Attractive geology and reform-minded politicians make Angola an encouraging place to drill for oil.

Companies hope the country's new leaders follow the advice of the International Monetary Fund, which may lend the sub-Saharan nation money provided future loans are tied to tighter anticorruption measures. Angola relies on oil sales for about half of its gross domestic product and is shortly expected to increase production to 1 million b/d of oil, possibly by next year.

This month Angola and IMF are expected to spell out new fixes for an economy torn by 28 years of civil war.

Housecleaning

Under an April 2000 deal with IMF, Angola allowed outside auditors to examine how the government spends its oil money. Three years later, Angolan officials themselves admit there is a lot of housecleaning left to do.

"In the past, we had off-budget transactions, so the budget lacked credibility," Angolan Deputy Prime Minister Aguinaldo Jaime told industry executives at a London oil conference, according to Reuters June 19. "For the first time in Angola's history, the budget will encompass all revenue, and that will send to the donor community the signal that the Angolan government is committed to a fully transparent way of managing the budget."

A month after that speech, the Angolan government posted on the internet preliminary findings of a KPMG LLP report detailing petroleum revenue management.

The report found that the state-owned Sonangol EP group "suffers from a generalized lack of internal controls relative to its operational results in its three main activities, oil, gas distribution, and aeronautics."

Next steps

Human rights groups said they are encouraged by the government's recent actions to improve transparency, but say more concrete steps are needed before the country deserves international loans.

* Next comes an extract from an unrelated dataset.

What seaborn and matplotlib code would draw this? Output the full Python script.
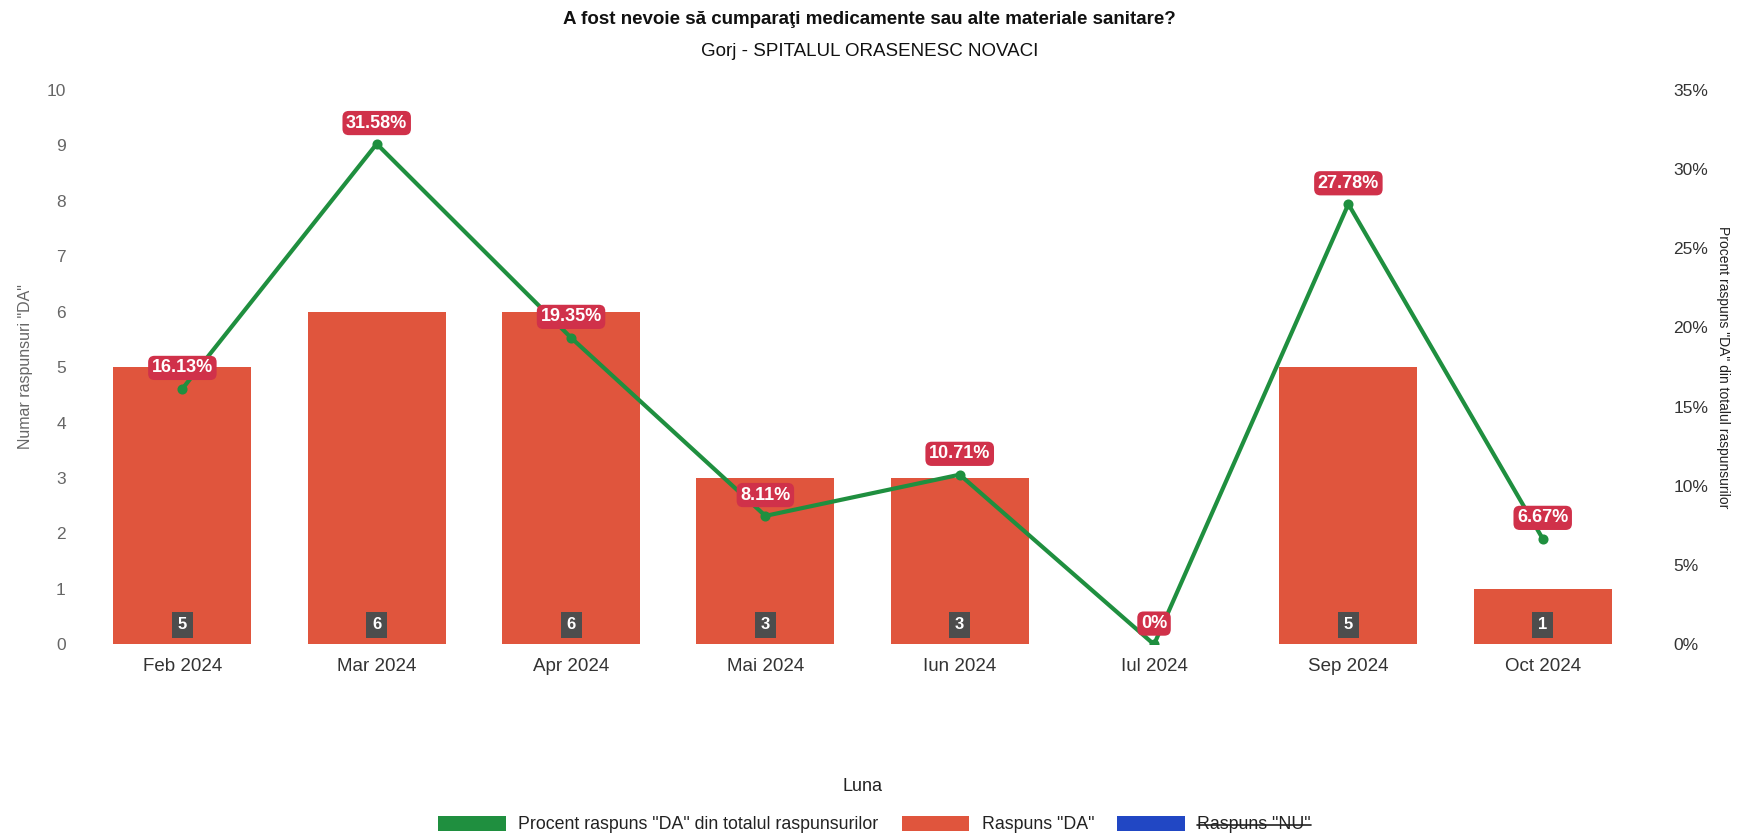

"There is a real danger that once the Angolan government obtains a positive decision on access to debt relief and IMF funding, transparency reforms will simply be abandoned," said Simon Taylor, director of London-based human rights group Global Witness.

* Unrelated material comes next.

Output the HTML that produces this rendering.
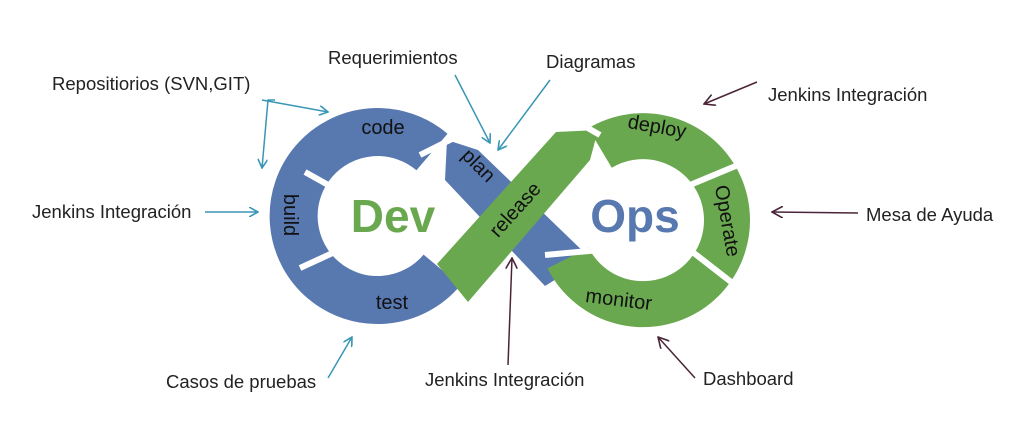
<!DOCTYPE html><html><head><style>body{margin:0;background:#fff}svg{display:block}</style></head><body>
<svg width="1024" height="431" viewBox="0 0 1024 431" font-family="Liberation Sans, sans-serif">
<defs>
<marker id="t" markerWidth="10" markerHeight="10" refX="9" refY="5" orient="auto" markerUnits="userSpaceOnUse"><path d="M0,0 L9,5 L0,10" fill="none" stroke="#3a96b5" stroke-width="1.6"/></marker>
<marker id="m" markerWidth="12" markerHeight="12" refX="11" refY="6" orient="auto" markerUnits="userSpaceOnUse"><path d="M0,0 L11,6 L0,12" fill="none" stroke="#4a2538" stroke-width="1.6"/></marker>
</defs>
<path d="M432,152 A84,84 0 1 0 442,270" fill="none" stroke="#5878b0" stroke-width="48"/>
<polygon points="447,140 478,150 590,258 545,286 445,180" fill="#5878b0"/>
<path d="M600,148 A84,84 0 1 1 568,258" fill="none" stroke="#6aa84f" stroke-width="46"/>
<polygon points="437,264 556,132 598,130 590,160 468,302" fill="#6aa84f"/>
<g stroke="#fff" stroke-width="6">
<line x1="305" y1="172" x2="355" y2="200"/>
<line x1="300" y1="268" x2="350" y2="245"/>
<line x1="420" y1="155" x2="470" y2="130"/>
<line x1="690" y1="185" x2="750" y2="160"/>
<line x1="690" y1="250" x2="735" y2="285"/>
<line x1="545" y1="255" x2="600" y2="250"/>
<line x1="565" y1="115" x2="600" y2="135"/>
</g>
<text x="393" y="232" font-size="46" font-weight="bold" fill="#6aa84f" text-anchor="middle">Dev</text>
<text x="635" y="232" font-size="46" font-weight="bold" fill="#5878b0" text-anchor="middle">Ops</text>
<g font-size="20" fill="#111" text-anchor="middle">
<text x="383" y="134">code</text>
<text transform="translate(284,215) rotate(90)">build</text>
<text x="392" y="309">test</text>
<text transform="translate(474,170) rotate(45)">plan</text>
<text transform="translate(520,214) rotate(-48)">release</text>
<text transform="translate(656,133) rotate(10)">deploy</text>
<text transform="translate(721,222) rotate(80)">Operate</text>
<text transform="translate(618,306) rotate(7)">monitor</text>
</g>
<g font-size="18.5" fill="#222">
<text x="52" y="90">Repositiorios (SVN,GIT)</text>
<text x="328" y="64">Requerimientos</text>
<text x="546" y="68">Diagramas</text>
<text x="768" y="101">Jenkins Integración</text>
<text x="32" y="218">Jenkins Integración</text>
<text x="866" y="221">Mesa de Ayuda</text>
<text x="166" y="388">Casos de pruebas</text>
<text x="425" y="386">Jenkins Integración</text>
<text x="703" y="385">Dashboard</text>
</g>
<g fill="none" stroke="#3a96b5" stroke-width="1.5">
<polyline points="262,100 328,112" marker-end="url(#t)"/>
<polyline points="275,100 268,100 262,168" marker-end="url(#t)"/>
<line x1="455" y1="75" x2="490" y2="143" marker-end="url(#t)"/>
<line x1="550" y1="80" x2="498" y2="150" marker-end="url(#t)"/>
<line x1="205" y1="212" x2="258" y2="212" marker-end="url(#t)"/>
<line x1="328" y1="378" x2="352" y2="337" marker-end="url(#t)"/>
</g>
<g fill="none" stroke="#4a2538" stroke-width="1.5">
<line x1="757" y1="82" x2="704" y2="104" marker-end="url(#m)"/>
<line x1="858" y1="213" x2="772" y2="212" marker-end="url(#m)"/>
<line x1="508" y1="365" x2="512" y2="258" marker-end="url(#m)"/>
<line x1="695" y1="378" x2="658" y2="337" marker-end="url(#m)"/>
</g>
</svg></body></html>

To be fully credible, Angola should join an international anticorruption scheme, Global Witness said. The group pointed to the UK-led Extractive Industry Transparency Initiative as a good way to make sure that revenues benefit all of the country's citizens and not just a select group of corrupt government officials.

IMF officials will not comment on whether Angola wants to follow its advice. But oil companies seem optimistic, for now at least, and appear to be willing to take Angola at its word that there will be less corruption.

Whether the politicians now in power will keep their promise is not yet known. But what does seem more certain is there will more oil money coming into the government's coffers. Over the past few months, several multinational oil companies have reported major discoveries. After a series of dry holes, majors have started reporting promising discoveries including the ultradeepwater Saturno and Gindungo fields (See related item, p. 8).